Une approche par le paysage permet à la fois de s’intéresser à la dynamique d’un système, d’analyser les représentations que s’en font les usagers et les acteurs qu’ils soient exploitants agricoles ou aménageurs, mais aussi d’intégrer l’économie générée par ces paysages. Quand la ville pense ses espaces publics en termes ‘productifs’ et accueille des projets d’agriculture urbaine, quand l’exploitant envisage son activité comme production paysagère s’intégrant dans une logique territoriale, l’agroforesterie s’immisce comme lien entre ville et campagne.

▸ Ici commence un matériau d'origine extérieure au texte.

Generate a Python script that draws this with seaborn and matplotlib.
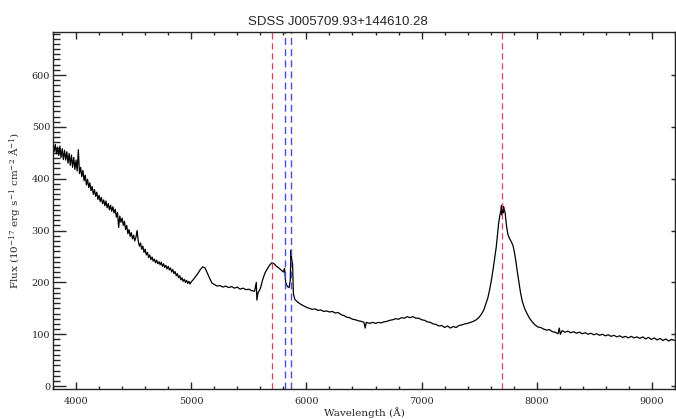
import numpy as np
import pandas as pd
import matplotlib
matplotlib.use("Agg")
import matplotlib.pyplot as plt
from matplotlib.ticker import MultipleLocator
import seaborn as sns

# ---------------- data ----------------
wave_blue = [
    3800, 3810, 3820, 3830, 3840, 3850, 3860, 3870, 3880, 3890,
    3900, 3910, 3920, 3930, 3940, 3950, 3960, 3970, 3980, 3990,
    4000, 4010, 4020, 4030, 4040, 4050, 4060, 4070, 4080, 4090,
    4100, 4110, 4120, 4130, 4140, 4150, 4160, 4170, 4180, 4190,
    4200, 4210, 4220, 4230, 4240, 4250, 4260, 4270, 4280, 4290,
    4300, 4310, 4320, 4330, 4340, 4350, 4360, 4370, 4380, 4390,
    4400, 4410, 4420, 4430, 4440, 4450, 4460, 4470, 4480, 4490,
    4500, 4510, 4520, 4530, 4540, 4550, 4560, 4570, 4580, 4590,
    4600, 4610, 4620, 4630, 4640, 4650, 4660, 4670, 4680, 4690,
    4700, 4710, 4720, 4730, 4740, 4750, 4760, 4770, 4780, 4790,
    4800, 4810, 4820, 4830, 4840, 4850, 4860, 4870, 4880, 4890,
    4900, 4910, 4920, 4930, 4940, 4950, 4960, 4970, 4980, 4990,
]
flux_blue = [
    470, 452, 466, 448, 461, 445, 463, 441, 458, 437,
    455, 436, 452, 430, 449, 426, 446, 422, 441, 418,
    436, 415, 456, 410, 422, 404, 416, 396, 407, 388,
    399, 383, 392, 377, 385, 370, 379, 366, 374, 360,
    368, 356, 364, 352, 359, 348, 357, 344, 352, 340,
    349, 337, 346, 334, 341, 326, 335, 306, 328, 316,
    324, 310, 318, 302, 310, 294, 302, 289, 296, 284,
    291, 280, 287, 300, 280, 270, 276, 264, 270, 258,
    264, 253, 258, 248, 253, 244, 249, 241, 245, 238,
    243, 236, 240, 234, 239, 231, 236, 229, 233, 226,
    231, 224, 228, 220, 225, 217, 221, 213, 217, 209,
    213, 205, 209, 202, 206, 200, 204, 198, 202, 197,
]
wave_red = [
    5000, 5020, 5040, 5060, 5080, 5100, 5120, 5140, 5160, 5180,
    5200, 5225, 5250, 5275, 5300, 5325, 5350, 5375, 5400, 5425,
    5450, 5475, 5500, 5525, 5550, 5565, 5570, 5580, 5600, 5620,
    5640, 5660, 5680, 5700, 5720, 5740, 5760, 5780, 5800, 5810,
    5820, 5835, 5850, 5860, 5866, 5872, 5880, 5887, 5900, 5925,
    5950, 5975, 6000, 6025, 6050, 6075, 6100, 6125, 6150, 6175,
    6200, 6225, 6250, 6275, 6300, 6325, 6350, 6375, 6400, 6425,
    6450, 6475, 6500, 6510, 6520, 6550, 6575, 6600, 6625, 6650,
    6675, 6700, 6725, 6750, 6775, 6800, 6825, 6850, 6875, 6900,
    6925, 6950, 6975, 7000, 7025, 7050, 7075, 7100, 7125, 7150,
    7175, 7200, 7225, 7250, 7275, 7300, 7325, 7350, 7375, 7400,
    7425, 7450, 7475, 7500, 7520, 7540, 7560, 7575, 7590, 7605,
    7620, 7635, 7648, 7660, 7670, 7680, 7688, 7693, 7697, 7702,
    7707, 7712, 7718, 7725, 7732, 7740, 7750, 7765, 7780, 7795,
    7807, 7818, 7829, 7845, 7859, 7875, 7894, 7915, 7937, 7960,
    7985, 8010, 8035, 8060, 8085, 8110, 8135, 8160, 8185, 8195,
    8205, 8220, 8245, 8270, 8295, 8320, 8345, 8370, 8395, 8420,
    8445, 8470, 8495, 8520, 8545, 8570, 8595, 8620, 8645, 8670,
    8695, 8720, 8745, 8770, 8795, 8820, 8845, 8870, 8895, 8920,
    8945, 8970, 8995, 9020, 9045, 9070, 9095, 9120, 9145, 9170,
    9200,
]
flux_red = [
    201, 206, 212, 218, 225, 230, 228, 218, 208, 199,
    196, 193, 194, 191, 193, 190, 192, 189, 191, 187,
    189, 186, 187, 184, 183, 200, 166, 180, 188, 205,
    218, 226, 233, 238, 236, 231, 228, 224, 220, 227,
    200, 192, 190, 204, 262, 245, 236, 178, 167, 162,
    158, 155, 152, 150, 148, 149, 146, 147, 144, 145,
    143, 144, 141, 142, 138, 136, 133, 132, 129, 128,
    126, 125, 123, 112, 123, 121, 123, 121, 123, 122,
    124, 125, 127, 128, 130, 129, 132, 131, 134, 132,
    134, 131, 131, 128, 127, 124, 123, 120, 119, 116,
    117, 113, 116, 112, 115, 113, 117, 118, 120, 121,
    123, 125, 128, 133, 139, 147, 160, 170, 185, 203,
    224, 248, 268, 295, 316, 330, 338, 348, 330, 350,
    334, 346, 340, 335, 320, 305, 292, 284, 278, 270,
    257, 242, 224, 200, 180, 163, 150, 140, 131, 124,
    118, 114, 113, 110, 108, 109, 105, 104, 101, 112,
    100, 107, 104, 106, 103, 105, 102, 104, 101, 103,
    100, 102, 99, 101, 98, 100, 97, 99, 96, 98,
    95, 97, 94, 96, 93, 96, 93, 95, 92, 95,
    91, 94, 90, 93, 89, 92, 88, 91, 87, 90,
    88,
]
red_lines = [5700, 7700]
blue_lines = [5818, 5870]
title = "SDSS J005709.93+144610.28"
xlabel = "Wavelength (Å)"
ylabel = r"Flux (10$^{-17}$ erg s$^{-1}$ cm$^{-2}$ Å$^{-1}$)"

df = pd.DataFrame({"wavelength": wave_blue + wave_red,
                   "flux": flux_blue + flux_red})

# ---------------- styling ----------------
sns.set_style("ticks")
plt.rcParams["font.family"] = ["DejaVu Serif"]
plt.rcParams["mathtext.fontset"] = "dejavuserif"
plt.rcParams["xtick.direction"] = "in"
plt.rcParams["ytick.direction"] = "in"

fig = plt.figure(figsize=(6.76, 4.19), dpi=100)
ax = fig.add_axes([0.0784, 0.0723, 0.9201, 0.8513])

sns.lineplot(data=df, x="wavelength", y="flux", color="black",
             linewidth=0.9, sort=False, estimator=None, ax=ax)

for w in red_lines:
    ax.axvline(w, color="#e0405a", lw=0.9, ls=(0, (5, 3)))
for w in blue_lines:
    ax.axvline(w, color="#4a4ae6", lw=1.0, ls=(0, (5, 3)))

ax.set_xlim(3800, 9200)
ax.set_ylim(-5, 683)

ax.xaxis.set_major_locator(MultipleLocator(1000))
ax.xaxis.set_minor_locator(MultipleLocator(200))
ax.yaxis.set_major_locator(MultipleLocator(100))
ax.yaxis.set_minor_locator(MultipleLocator(10))

ax.tick_params(axis="x", which="major", length=5, width=1.0, top=True,
               bottom=True, labelsize=7, pad=6)
ax.tick_params(axis="x", which="minor", length=2.3, width=1.0, top=True,
               bottom=True)
ax.tick_params(axis="y", which="major", length=9.5, width=1.0, left=True,
               right=False, labelsize=7, pad=2)
ax.tick_params(axis="y", which="minor", length=5, width=1.0, left=True,
               right=False)

sec = ax.secondary_yaxis("right")
sec.yaxis.set_major_locator(MultipleLocator(100))
sec.tick_params(axis="y", which="major", length=3, width=1.0, direction="in",
                labelright=False)
sec.yaxis.set_minor_locator(plt.NullLocator())

for s in ax.spines.values():
    s.set_linewidth(1.0)
    s.set_visible(True)

ax.set_xlabel(xlabel, fontsize=7.5, labelpad=1)
ax.set_ylabel(ylabel, fontsize=7.5, labelpad=6)
fig.text(0.5, 0.94, title, ha="center", va="baseline", fontsize=9.5,
         family=["Liberation Sans", "DejaVu Sans"])

fig.savefig("out.png", dpi=100)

Le projet de thèse met en œuvre une démarche de recherche itérative s’inscrivant dans le domaine des théories et pratiques paysagistes et cristallise autour d’elle des enjeux liés à la question du développement durable. Dans un souci de réalité de terrain et « d’efficience » de la recherche, celle-ci s’emploiera à impliquer directement des acteurs cultivateurs de ces paysages agroforestiers, et s’appuiera sur des cas concrets en intégrant la réflexion des exploitants. Plus particulièrement dans le domaine du paysagisme et du projet territorial, pareille posture vise à saisir les points de vue des individus (parfois de collectifs) et produire avec eux du savoir sur les situations qu’ils rencontrent ; en une formule : faire qu’ils deviennent les savants de leur propre réalité.

Par la lecture et l’analyse critique permettant de confirmer ou infirmer les hypothèses émises plus haut, cette thèse ambitionne de parvenir à une meilleure compréhension de l’agroforesterie en ville et hors la ville dans des systèmes végétaux et agricoles qui forment la trame de la construction territoriale. Parallèlement, le travail contribuera à apporter une expertise scientifique, économique et sociale aux projets d’agroforesterie à différentes échelles, souvent décriés comme des anecdotes paysagères, et de prouver la cohérence territoriale de projets agroforestiers.

Les retombées sur le plan opérationnel seront de retisser un lien entre villes et campagnes, mais par le biais de leurs acteurs. Faire entrer les exploitants dans le jeu d’acteurs de l’aménagement, et inversement, d’apprendre aux acteurs locaux que leurs espaces publics peuvent être considérés comme des espaces productifs. La notion productive de ces paysages est à entendre d’une manière large et multiple et à différencier de la productivité ou rentabilité, bien qu’elle n’en soit pas fondamentalement décorrélée. La recherche apportera des éléments de réflexion sur la potentialité de ces espaces productifs à générer sinon du profit, au moins des économies de gestion et de retour sur investissement à très long terme. L’objet de la thèse est de montrer qu’il existe au-delà des bénéfices agronomiques, écologiques ou de biodiversité des potentialités de valorisation sociale, paysagère, mais également économiques de ces systèmes agroforestiers. On ne parle pas ici uniquement de rendement agricole ni de ligniculture, mais bien de la production d’un paysage bénéfique à de multiples niveaux, qui vient apporter une dimension stratégique à ces espaces au-delà du simple agrément.